Can you find the lines of the listing that include "this" and copy every one?

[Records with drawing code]
------------

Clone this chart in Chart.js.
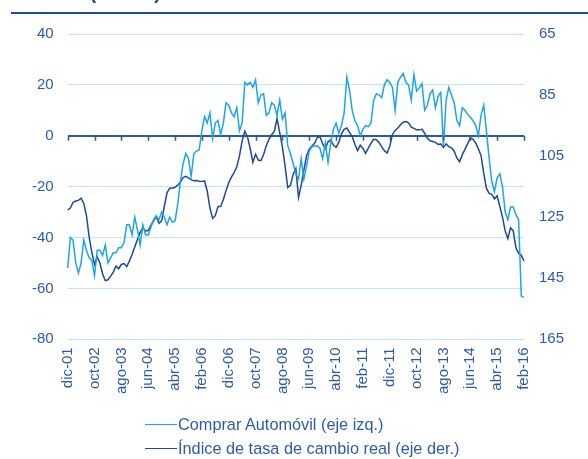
<!DOCTYPE html>
<html>
<head>
<meta charset="utf-8">
<script src="https://cdn.jsdelivr.net/npm/chart.js@4"></script>
<style>
  html, body { margin: 0; padding: 0; background: #fff; }
  #wrap { position: relative; width: 588px; height: 459px; overflow: hidden; font-family: "Liberation Sans", Arial, sans-serif; }
  #title { position: absolute; left: 14px; top: -19px; font-weight: bold; font-size: 20px; color: #1f4e9c; white-space: nowrap; }
  #rule { position: absolute; left: 11px; top: 12px; width: 577px; height: 2px; background: #1f4e9c; }
  canvas { position: absolute; left: 0; top: 0; }
  #legend { position: absolute; left: 145px; top: 412px; font-size: 16.3px; color: #2a5caa; }
  .item { display: flex; align-items: center; height: 24px; }
  .swatch { width: 32px; height: 0; border-top: 1.5px solid; margin-right: 1px; }
</style>
</head>
<body>
<div id="wrap">
  <div id="title">Gráfico (Índice)</div>
  <div id="rule"></div>
  <canvas id="myChart" width="588" height="459"></canvas>
  <div id="legend"></div>
</div>
<script>
// months dic-01 .. feb-16
const meses = ['ene', 'feb', 'mar', 'abr', 'may', 'jun', 'jul', 'ago', 'sep', 'oct', 'nov', 'dic'];
const labels = [];
for (let k = 11; k <= 11 + 170; k++) {
  const yy = 2001 + Math.floor(k / 12);
  labels.push(meses[k % 12] + '-' + String(yy % 100).padStart(2, '0'));
}

// Comprar Automóvil (eje izq.)
const compraAuto = [
  -52, -40, -41, -50, -54, -50, -41, -45, -48, -49,
  -55, -45, -45, -47, -43, -50, -48, -46, -46, -44,
  -44, -42, -35, -35, -39, -32, -37, -43, -35, -39,
  -39, -36, -33, -31.5, -33, -30, -32, -35, -32, -34,
  -33.5, -27, -18, -11, -7, -9, -16, -7, -6, -5.5,
  2, 7.5, 5, 9, -1, 5, 6, 0.5, 5, 13,
  12, 9, 7.5, 11, 2, 5, 21, 20, 21, 19,
  22, 13, 16, 16.5, 8, 9, 13, 12, 8, 14,
  6.5, 9, -4, -7, -11, -15, -17, -9, -17, -12,
  -6, -4.3, -4, -4, -5, -9, -3, -10.5, -3, 2.5,
  5, 1, 4, 9, 23, 18, 10, 6, 4, 0,
  2.5, 4, 3.5, 5, 14, 16.5, 16, 15, 20, 22,
  21, 19, 10, 21, 23, 24.5, 21, 20, 14, 24,
  17.5, 18.8, 20.5, 10, 12, 16.5, 18, 11, 15.5, 17,
  -4, 14, 19, 16, 13, 6, 4, 11, 10, 8.5,
  7.3, 6, 4, 0, 8, 12, 2, -8.6, -18, -22,
  -16.5, -15, -20, -30, -33, -28, -28, -31, -33, -63,
  -63.5
];

// Índice de tasa de cambio real (eje der.)
const tasaCambio = [
  122.6, 122, 120.1, 119.7, 119.5, 118.8, 120.5, 124.5, 131.5, 136.5,
  140.5, 138, 140, 143.5, 145.8, 145.5, 144.3, 143, 141, 141.9,
  140.5, 140.2, 141.2, 139.3, 137.2, 134.7, 132.3, 130, 128.5, 129.5,
  129.4, 127.7, 126.2, 124.8, 127, 126.2, 121.5, 117, 115.5, 115.5,
  115.2, 114.5, 113.5, 112, 111.6, 112.1, 112.7, 113.1, 113, 113.2,
  113.3, 113.1, 116.5, 122, 125.4, 124.5, 121.5, 121.5, 119.2, 116.3,
  113.7, 111.9, 110.4, 108.5, 105, 100, 96.8, 98.7, 102.5, 107,
  104.4, 106.3, 106.5, 104.5, 101.6, 99.5, 98, 96.8, 92.7, 97.3,
  102, 108.3, 115.3, 114.6, 111, 109.1, 118.5, 114.5, 109.6, 104.9,
  102.7, 101.7, 100.8, 98.9, 98.6, 101, 102.6, 100.3, 99.7, 101.4,
  102.1, 100.5, 97.7, 96.2, 95.8, 97.2, 98.6, 101.1, 103.2, 101.4,
  102.5, 104.1, 102.4, 100.8, 99.5, 99.6, 100.5, 102, 103.2, 104,
  101.8, 97.9, 96.6, 95.8, 94.7, 93.9, 93.7, 94.1, 95.5, 95.9,
  96.4, 96.4, 96.2, 97.5, 99.2, 100, 100.2, 100.5, 101.2, 101,
  102.2, 101, 101.9, 102.3, 103.4, 105.6, 106.8, 104.6, 102.8, 101,
  99, 99.5, 100.7, 102.6, 104.8, 110.6, 115.5, 117.2, 117.5, 119,
  118, 121.5, 125, 129.5, 132, 128.5, 129.5, 135, 136.8, 137.5,
  139.3
];

const seriesNames = ['Comprar Automóvil (eje izq.)', 'Índice de tasa de cambio real (eje der.)'];
const seriesColors = ['#1ea5e3', '#1b4a9b'];

const tickColor = '#2a5caa';
const gridColor = '#bfe6f7';
const zeroColor = '#2b5aa0';

// small tick marks on the zero line every 10 months
const zeroTicks = {
  id: 'zeroTicks',
  afterDatasetsDraw(chart) {
    const { ctx, scales: { x, y } } = chart;
    const y0 = y.getPixelForValue(0);
    ctx.save();
    ctx.strokeStyle = zeroColor;
    ctx.lineWidth = 1.5;
    labels.forEach((l, i) => {
      if (i % 10 !== 0) return;
      const px = Math.round(x.getPixelForValue(i)) + 0.5;
      ctx.beginPath();
      ctx.moveTo(px, y0);
      ctx.lineTo(px, y0 + 5);
      ctx.stroke();
    });
    ctx.restore();
  }
};

const ctx = document.getElementById('myChart');
Chart.defaults.font.family = '"Liberation Sans", Arial, sans-serif';

new Chart(ctx, {
  type: 'line',
  data: {
    labels: labels,
    datasets: [
      {
        label: seriesNames[0],
        data: compraAuto,
        yAxisID: 'y',
        borderColor: seriesColors[0],
        borderWidth: 1.5,
        pointRadius: 0,
        tension: 0
      },
      {
        label: seriesNames[1],
        data: tasaCambio,
        yAxisID: 'y2',
        borderColor: seriesColors[1],
        borderWidth: 1.5,
        pointRadius: 0,
        tension: 0
      }
    ]
  },
  options: {
    responsive: false,
    animation: false,
    layout: { padding: { left: 18, right: 9, top: 34, bottom: 65 } },
    scales: {
      x: {
        grid: { display: false },
        border: { display: false },
        ticks: {
          autoSkip: false,
          minRotation: 90,
          maxRotation: 90,
          padding: 0,
          color: tickColor,
          font: { size: 15 },
          callback: (v, i) => (i % 10 === 0 ? labels[i] : null)
        }
      },
      y: {
        position: 'left',
        min: -80,
        max: 40,
        border: { display: false },
        grid: {
          drawTicks: false,
          color: (c) => (c.tick && c.tick.value === 0 ? zeroColor : gridColor),
          lineWidth: (c) => (c.tick && c.tick.value === 0 ? 2 : 1)
        },
        ticks: { stepSize: 20, padding: 14, color: tickColor, font: { size: 15 } }
      },
      y2: {
        position: 'right',
        reverse: true,
        min: 65,
        max: 165,
        border: { display: false },
        grid: { drawOnChartArea: false, drawTicks: false },
        ticks: { stepSize: 20, padding: 15, color: tickColor, font: { size: 15 } }
      }
    },
    plugins: {
      legend: { display: false },
      tooltip: { enabled: false }
    }
  },
  plugins: [zeroTicks]
});

// legend below the chart
const legendEl = document.getElementById('legend');
seriesNames.forEach((name, i) => {
  const row = document.createElement('div');
  row.className = 'item';
  const sw = document.createElement('span');
  sw.className = 'swatch';
  sw.style.borderTopColor = seriesColors[i];
  const txt = document.createElement('span');
  txt.textContent = name;
  row.appendChild(sw);
  row.appendChild(txt);
  legendEl.appendChild(row);
});
</script>
</body>
</html>
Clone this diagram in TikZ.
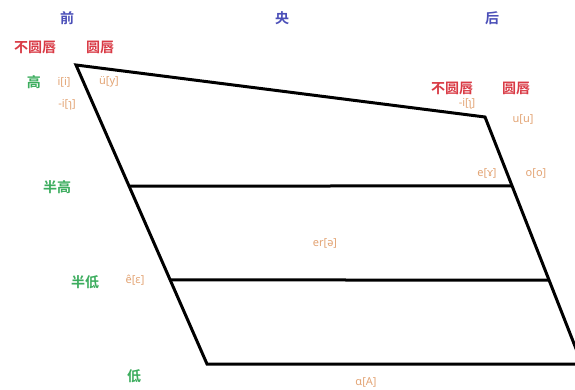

------------

## TASK RESULT
Clone this chart in Chart.js.
Clone this diagram in TikZ.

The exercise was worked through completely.